Exercise: Give every line back verbatim, dropping all images.

- - - - -

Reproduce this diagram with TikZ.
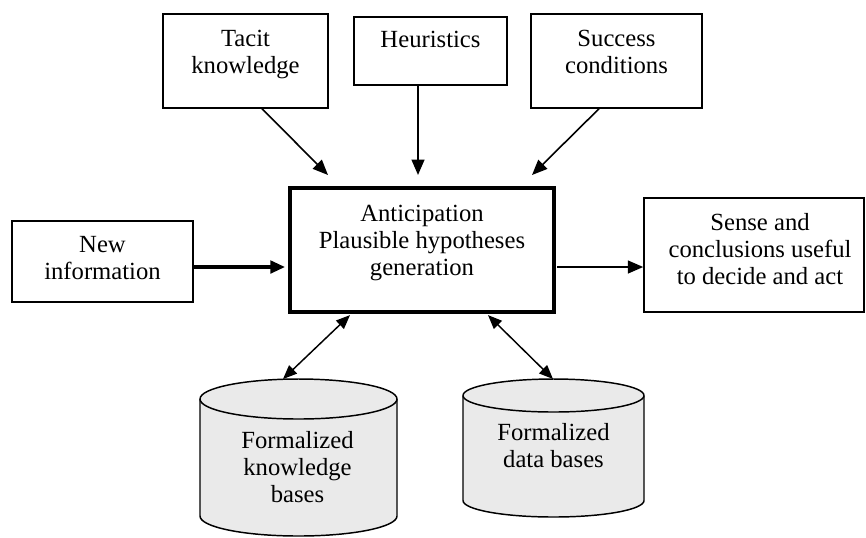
\documentclass[tikz,border=0pt]{standalone}
\usepackage{fontspec}
\setmainfont{Liberation Serif}
\usetikzlibrary{arrows.meta,fit,calc}
\definecolor{cylgray}{HTML}{EAEAEA}
\begin{document}
\begin{tikzpicture}[x=0.75pt,y=-0.75pt,
  box/.style={draw, line width=1.1pt, inner sep=0pt},
  mainbox/.style={draw, line width=2.4pt, inner sep=0pt},
  txt/.style={align=center, font=\fontsize{18.5}{20.25}\selectfont, inner sep=0pt},
  arr/.style={-{Triangle[length=11.5pt,width=9.5pt]}, line width=1.2pt},
  midarr/.style={-{Triangle[length=11.5pt,width=9.5pt]}, line width=1.6pt},
  thickarr/.style={-{Triangle[length=11pt,width=9.5pt]}, line width=2.3pt},
  dbl/.style={{Triangle[length=10.5pt,width=8.5pt]}-{Triangle[length=10.5pt,width=8.5pt]}, line width=1.1pt},
  cyl/.style={draw, line width=1.1pt, fill=cylgray},
]
\useasboundingbox (0,0) rectangle (866,537);

% boxes
\node[box, fit={(163,14) (328,108)}] (tacit) {};
\node[box, fit={(354,17) (507,85)}] (heur) {};
\node[box, fit={(531,14) (702,108)}] (succ) {};
\node[box, fit={(12,221) (193,302)}] (newinfo) {};
\node[mainbox, fit={(290,188) (554,312)}] (main) {};
\node[box, fit={(644,198) (864,312)}] (sense) {};

% cylinders
\node[fit={(200,379) (397,536)}, inner sep=0pt] (kb) {};
\node[fit={(463,379) (644,517)}, inner sep=0pt] (db) {};
\filldraw[cyl] (200,399) -- (200,516)
  arc[start angle=180, end angle=360, x radius=73.875pt, y radius=15pt]
  -- (397,399)
  arc[start angle=0, end angle=180, x radius=73.875pt, y radius=15pt] -- cycle;
\draw[line width=1.1pt] (200,399)
  arc[start angle=180, end angle=360, x radius=73.875pt, y radius=15pt];
\filldraw[cyl] (463,395.5) -- (463,500.5)
  arc[start angle=180, end angle=360, x radius=67.875pt, y radius=12.375pt]
  -- (644,395.5)
  arc[start angle=0, end angle=180, x radius=67.875pt, y radius=12.375pt] -- cycle;
\draw[line width=1.1pt] (463,395.5)
  arc[start angle=180, end angle=360, x radius=67.875pt, y radius=12.375pt];

% texts
\node[txt] (tacitT) at (245.5,54.5) {Tacit\\knowledge};
\node[txt] (heurT) at (430.5,39) {Heuristics};
\node[txt] (succT) at (616.5,51.5) {Success\\conditions};
\node[txt] (newT) at (102.5,258.5) {New\\information};
\node[txt] (mainT) at (422,243) {Anticipation\\Plausible hypotheses\\generation};
\node[txt] (senseT) at (760,249.5) {Sense and\\conclusions useful\\to decide and act};
\node[txt] (kbT) at (297.5,467) {Formalized\\knowledge\\bases};
\node[txt] (dbT) at (553.5,446) {Formalized\\data bases};

% connector ends
\coordinate (tacitEnd) at (328,175);
\coordinate (heurEnd) at (418,175);
\coordinate (succEnd) at (532,175);
\coordinate (newEnd) at (285,267);
\coordinate (kbTop) at (283,379);
\coordinate (dbTop) at (553,379);

% connectors
\draw[arr] ($(tacit.south)+(16.5,0)$) -- (tacitEnd);
\draw[midarr] ($(heur.south)+(-12.5,0)$) -- (heurEnd);
\draw[arr] ($(succ.south)+(-17.5,0)$) -- (succEnd);
\draw[thickarr] ($(newinfo.east)+(0,5.5)$) -- (newEnd);
\draw[midarr] ($(main.east)+(1.5,17)$) -- ($(sense.west)+(0,12)$);
\draw[dbl] ($(main.south)+(-72,1.5)$) -- (kbTop);
\draw[dbl] ($(main.south)+(66,1.5)$) -- (dbTop);
\end{tikzpicture}
\end{document}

- - - - -

Worked answer:
Reproduce this diagram with TikZ.
\documentclass[tikz,border=0pt]{standalone}
\usepackage{fontspec}
\setmainfont{Liberation Serif}
\usetikzlibrary{arrows.meta,fit,calc}
\definecolor{cylgray}{HTML}{EAEAEA}
\begin{document}
\begin{tikzpicture}[x=0.75pt,y=-0.75pt,
  box/.style={draw, line width=1.1pt, inner sep=0pt},
  mainbox/.style={draw, line width=2.4pt, inner sep=0pt},
  txt/.style={align=center, font=\fontsize{18.5}{20.25}\selectfont, inner sep=0pt},
  arr/.style={-{Triangle[length=11.5pt,width=9.5pt]}, line width=1.2pt},
  midarr/.style={-{Triangle[length=11.5pt,width=9.5pt]}, line width=1.6pt},
  thickarr/.style={-{Triangle[length=11pt,width=9.5pt]}, line width=2.3pt},
  dbl/.style={{Triangle[length=10.5pt,width=8.5pt]}-{Triangle[length=10.5pt,width=8.5pt]}, line width=1.1pt},
  cyl/.style={draw, line width=1.1pt, fill=cylgray},
]
\useasboundingbox (0,0) rectangle (866,537);

% boxes
\node[box, fit={(163,14) (328,108)}] (tacit) {};
\node[box, fit={(354,17) (507,85)}] (heur) {};
\node[box, fit={(531,14) (702,108)}] (succ) {};
\node[box, fit={(12,221) (193,302)}] (newinfo) {};
\node[mainbox, fit={(290,188) (554,312)}] (main) {};
\node[box, fit={(644,198) (864,312)}] (sense) {};

% cylinders
\node[fit={(200,379) (397,536)}, inner sep=0pt] (kb) {};
\node[fit={(463,379) (644,517)}, inner sep=0pt] (db) {};
\filldraw[cyl] (200,399) -- (200,516)
  arc[start angle=180, end angle=360, x radius=73.875pt, y radius=15pt]
  -- (397,399)
  arc[start angle=0, end angle=180, x radius=73.875pt, y radius=15pt] -- cycle;
\draw[line width=1.1pt] (200,399)
  arc[start angle=180, end angle=360, x radius=73.875pt, y radius=15pt];
\filldraw[cyl] (463,395.5) -- (463,500.5)
  arc[start angle=180, end angle=360, x radius=67.875pt, y radius=12.375pt]
  -- (644,395.5)
  arc[start angle=0, end angle=180, x radius=67.875pt, y radius=12.375pt] -- cycle;
\draw[line width=1.1pt] (463,395.5)
  arc[start angle=180, end angle=360, x radius=67.875pt, y radius=12.375pt];

% texts
\node[txt] (tacitT) at (245.5,54.5) {Tacit\\knowledge};
\node[txt] (heurT) at (430.5,39) {Heuristics};
\node[txt] (succT) at (616.5,51.5) {Success\\conditions};
\node[txt] (newT) at (102.5,258.5) {New\\information};
\node[txt] (mainT) at (422,243) {Anticipation\\Plausible hypotheses\\generation};
\node[txt] (senseT) at (760,249.5) {Sense and\\conclusions useful\\to decide and act};
\node[txt] (kbT) at (297.5,467) {Formalized\\knowledge\\bases};
\node[txt] (dbT) at (553.5,446) {Formalized\\data bases};

% connector ends
\coordinate (tacitEnd) at (328,175);
\coordinate (heurEnd) at (418,175);
\coordinate (succEnd) at (532,175);
\coordinate (newEnd) at (285,267);
\coordinate (kbTop) at (283,379);
\coordinate (dbTop) at (553,379);

% connectors
\draw[arr] ($(tacit.south)+(16.5,0)$) -- (tacitEnd);
\draw[midarr] ($(heur.south)+(-12.5,0)$) -- (heurEnd);
\draw[arr] ($(succ.south)+(-17.5,0)$) -- (succEnd);
\draw[thickarr] ($(newinfo.east)+(0,5.5)$) -- (newEnd);
\draw[midarr] ($(main.east)+(1.5,17)$) -- ($(sense.west)+(0,12)$);
\draw[dbl] ($(main.south)+(-72,1.5)$) -- (kbTop);
\draw[dbl] ($(main.south)+(66,1.5)$) -- (dbTop);
\end{tikzpicture}
\end{document}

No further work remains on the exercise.